At one point, there were 20 broodmares at Marwyck including Jane Packard, the 1932 Ashland Oaks runner-up; and Maylite, a half sister to multiple stakes winner Chase Me. Stanwyck and Marx raced some of the foals and sold others.
The first foal at Marwyck was a filly by Hall of Famer Sun Beau, a three-time older Horse of the Year. Future foals by Ladkin, Tick On, and Reveille Boy were also raised there. One of the top foals delivered at the farm was 1946 Santa Anita Handicap winner War Knight, who was owned by Hollywood screenwriter Ethel Hill.
As a breeding farm, Stanwyck viewed Marwyck as a success. "We haven't made a lot of money," Stanwyck said in Wilson's biography of her, "but probably about as much as we could have got in interest from the banks. And look at the fun we've had."

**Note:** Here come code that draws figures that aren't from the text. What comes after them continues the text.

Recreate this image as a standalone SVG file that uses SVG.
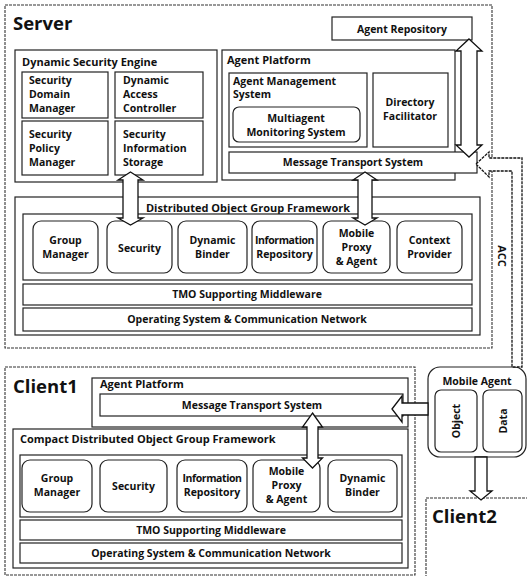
<svg xmlns="http://www.w3.org/2000/svg" width="527" height="576" viewBox="0 0 527 576">
<style>
.frame{fill:none;stroke:#333;stroke-width:1.1;stroke-dasharray:3 1}
.box{fill:#fff;stroke:#222;stroke-width:1.2}
.arr{fill:#fff;stroke:#111;stroke-width:1.3;stroke-linejoin:miter}
text{font-family:"Open Sans","Noto Sans","DejaVu Sans",sans-serif;font-weight:700;fill:#111}
.t{font-size:10.5px}
.tc{font-size:10.5px;text-anchor:middle}
.h{font-size:18.5px}
.lbl{font-size:11px}
</style>
<rect width="527" height="576" fill="#fff"/>

<g id="server">
<rect class="frame" x="5" y="5" width="487" height="343"/>
<text class="h" x="13" y="30">Server</text>
</g>

<g id="agent-repository">
<rect class="box" x="332" y="17" width="140" height="23"/>
<text class="tc" x="402" y="33">Agent Repository</text>
</g>

<g id="dynamic-security-engine">
<rect class="box" x="15" y="50" width="202" height="132"/>
<text class="lbl" x="22" y="66">Dynamic Security Engine</text>
<rect class="box" x="22" y="72" width="86" height="46"/>
<text class="t" x="29" y="84">Security</text><text class="t" x="29" y="98">Domain</text><text class="t" x="29" y="112">Manager</text>
<rect class="box" x="115" y="72" width="88" height="46"/>
<text class="t" x="123" y="84">Dynamic</text><text class="t" x="123" y="98">Access</text><text class="t" x="123" y="112">Controller</text>
<rect class="box" x="22" y="121" width="86" height="54"/>
<text class="t" x="29" y="138">Security</text><text class="t" x="29" y="152">Policy</text><text class="t" x="29" y="166">Manager</text>
<rect class="box" x="115" y="121" width="88" height="54"/>
<text class="t" x="123" y="138">Security</text><text class="t" x="123" y="152">Information</text><text class="t" x="123" y="166">Storage</text>
</g>

<g id="server-agent-platform">
<rect class="box" x="222" y="50" width="233" height="130"/>
<text class="lbl" x="227" y="64">Agent Platform</text>
<rect class="box" x="229" y="73" width="138" height="74"/>
<text class="t" x="233" y="85">Agent Management</text><text class="t" x="233" y="98">System</text>
<rect class="box" x="233" y="107" width="127" height="35" rx="6"/>
<text class="tc" x="296" y="122">Multiagent</text><text class="tc" x="296" y="136">Monitoring System</text>
<rect class="box" x="373" y="73" width="75" height="74"/>
<text class="tc" x="410" y="106">Directory</text><text class="tc" x="410" y="120">Facilitator</text>
<rect class="box" x="229" y="152" width="248" height="21"/>
<text class="tc" x="353" y="166">Message Transport System</text>
</g>

<g id="server-dogf">
<rect class="box" x="15" y="197" width="465" height="138"/>
<text class="lbl" x="248" y="212" text-anchor="middle">Distributed Object Group Framework</text>
<rect class="box" x="23" y="214" width="449" height="66"/>
<rect class="box" x="33" y="221" width="65" height="52" rx="8"/>
<text class="tc" x="65.5" y="244">Group</text><text class="tc" x="65.5" y="258">Manager</text>
<rect class="box" x="107" y="221" width="65" height="52" rx="8"/>
<text class="tc" x="139.5" y="252">Security</text>
<rect class="box" x="178" y="221" width="69" height="52" rx="8"/>
<text class="tc" x="212.5" y="244">Dynamic</text><text class="tc" x="212.5" y="258">Binder</text>
<rect class="box" x="252" y="221" width="65" height="52" rx="8"/>
<text class="tc" x="284.5" y="244" letter-spacing="-0.4">Information</text><text class="tc" x="284.5" y="258">Repository</text>
<rect class="box" x="323" y="221" width="67" height="52" rx="8"/>
<text class="tc" x="356.5" y="237">Mobile</text><text class="tc" x="356.5" y="251">Proxy</text><text class="tc" x="356.5" y="265">&amp; Agent</text>
<rect class="box" x="397" y="221" width="65" height="52" rx="8"/>
<text class="tc" x="429.5" y="244">Context</text><text class="tc" x="429.5" y="258">Provider</text>
<rect class="box" x="23" y="284" width="449" height="21"/>
<text class="tc" x="247" y="298">TMO Supporting Middleware</text>
<rect class="box" x="23" y="308" width="449" height="23"/>
<text class="tc" x="247" y="323">Operating System &amp; Communication Network</text>
</g>

<g id="client1">
<rect class="frame" x="5" y="367" width="410" height="208"/>
<text class="h" x="13" y="393">Client1</text>
<rect class="box" x="92" y="378" width="316" height="49"/>
<text class="lbl" x="100" y="388">Agent Platform</text>
<rect class="box" x="100" y="394" width="303" height="22"/>
<text class="tc" x="252" y="409">Message Transport System</text>
<rect class="box" x="13" y="429" width="395" height="139"/>
<text class="lbl" x="20" y="443">Compact Distributed Object Group Framework</text>
<rect class="box" x="20" y="455" width="382" height="62"/>
<rect class="box" x="22" y="460" width="70" height="52" rx="8"/>
<text class="tc" x="57" y="482">Group</text><text class="tc" x="57" y="496">Manager</text>
<rect class="box" x="100" y="460" width="67" height="52" rx="8"/>
<text class="tc" x="133.5" y="490">Security</text>
<rect class="box" x="177" y="460" width="70" height="52" rx="8"/>
<text class="tc" x="212" y="482" letter-spacing="-0.4">Information</text><text class="tc" x="212" y="496">Repository</text>
<rect class="box" x="253" y="460" width="67" height="52" rx="8"/>
<text class="tc" x="286.5" y="475">Mobile</text><text class="tc" x="286.5" y="489">Proxy</text><text class="tc" x="286.5" y="503">&amp; Agent</text>
<rect class="box" x="328" y="460" width="69" height="52" rx="8"/>
<text class="tc" x="362.5" y="482">Dynamic</text><text class="tc" x="362.5" y="496">Binder</text>
<rect class="box" x="20" y="520" width="382" height="20"/>
<text class="tc" x="211" y="534">TMO Supporting Middleware</text>
<rect class="box" x="20" y="543" width="382" height="20"/>
<text class="tc" x="211" y="557">Operating System &amp; Communication Network</text>
</g>

<g id="mobile-agent">
<rect class="box" x="428" y="367" width="98" height="90" rx="12"/>
<text class="tc" x="477" y="385">Mobile Agent</text>
<rect class="box" x="435" y="390" width="42" height="62" rx="6"/>
<text class="tc" transform="translate(460,421) rotate(-90)">Object</text>
<rect class="box" x="483" y="390" width="39" height="62" rx="6"/>
<text class="tc" transform="translate(507,421) rotate(-90)">Data</text>
</g>

<g id="client2">
<rect class="frame" x="426" y="498" width="104" height="82"/>
<text class="h" x="432" y="523">Client2</text>
</g>

<g id="connectors">
<polygon class="arr" points="130.5,172 143,180 138,180 138,218 143,218 130.5,225 118,218 123,218 123,180 118,180"/>
<polygon class="arr" points="365,172 377,180 372,180 372,218 377,218 365,225 353,218 358,218 358,180 353,180"/>
<polygon class="arr" points="469,39 482,51 477,51 477,145 482,145 469,157 456,145 461,145 461,51 456,51"/>
<polygon class="arr" points="312.5,413 322.5,427 318,427 318,458 322.5,458 312.5,468 302.5,458 307,458 307,427 302.5,427"/>
<polygon class="arr" points="392,409 402,396 402,403 428,403 428,415 402,415 402,422"/>
<polygon class="arr" points="481,500 492,491 487,491 487,457 475,457 475,491 470,491"/>
<path class="arr" d="M476,164 L489,152 L489,158 L522,158 L522,367 L512,367 L512,171 L489,171 L489,177 Z" stroke-dasharray="3 1"/>
<text font-size="11px" transform="translate(498,256) rotate(90)" text-anchor="middle">ACC</text>
</g>
</svg>
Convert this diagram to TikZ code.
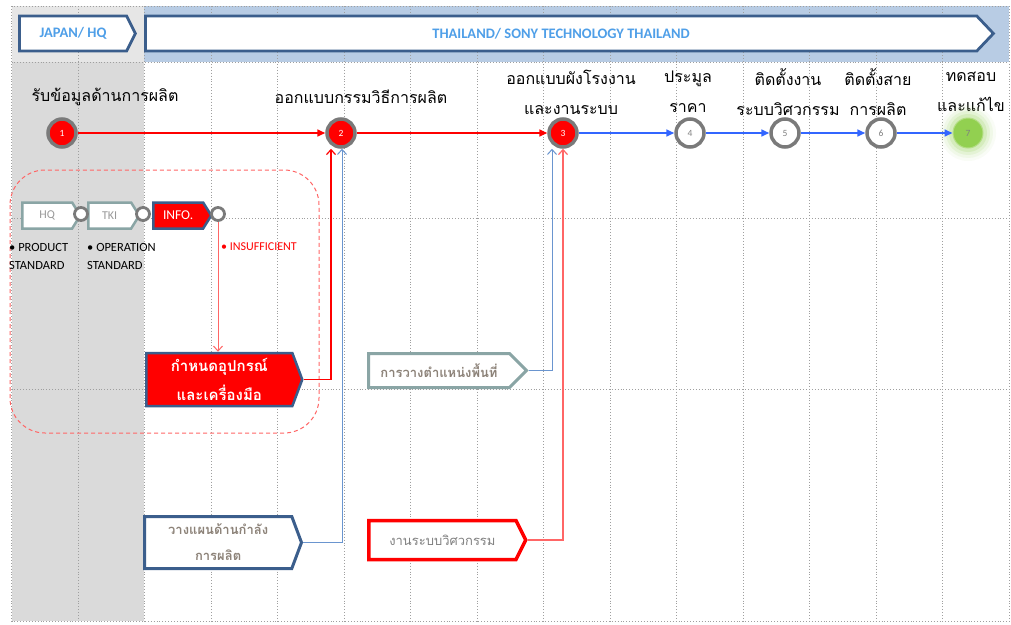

In 1943, the farm was sold to breeder J.H. Ryan, who stood five-time leading California sire Alibhai (GB) there. Actor Jack Oakie purchased Stanwyck's home. The property in Northridge where the farm stood has since been developed, though approximately nine and a half acres surrounding Stanwyck's home has been preserved, according to Patricia LoPresti of the Friends of Oakridge. The organization has partnered with the city of Los Angeles and is focused on working to raise funds to keep the home intact and provides tours.
Moss used to enjoy bringing musicians at A&M Records to the races but said times have changed since the days of the 1930s when 30,000 or more would regularly attend the races in California. In his own days going to the track, he recalls seeing film icons such as Cary Grant, who once sat on the board of directors at Hollywood Park; and Fred Astaire, who married jockey Robyn Smith.
"Nowadays, a celebrity can't go out in public," Moss said.
On Stanwyck herself: “She seemed to be a very serious person and serious about what she was doing. They gave actresses a little more rope (back then),” he said.
“I liked her very much. I thought she was a wonderful actress. I think it paid some tribute to her that (her name was used for) a great horse."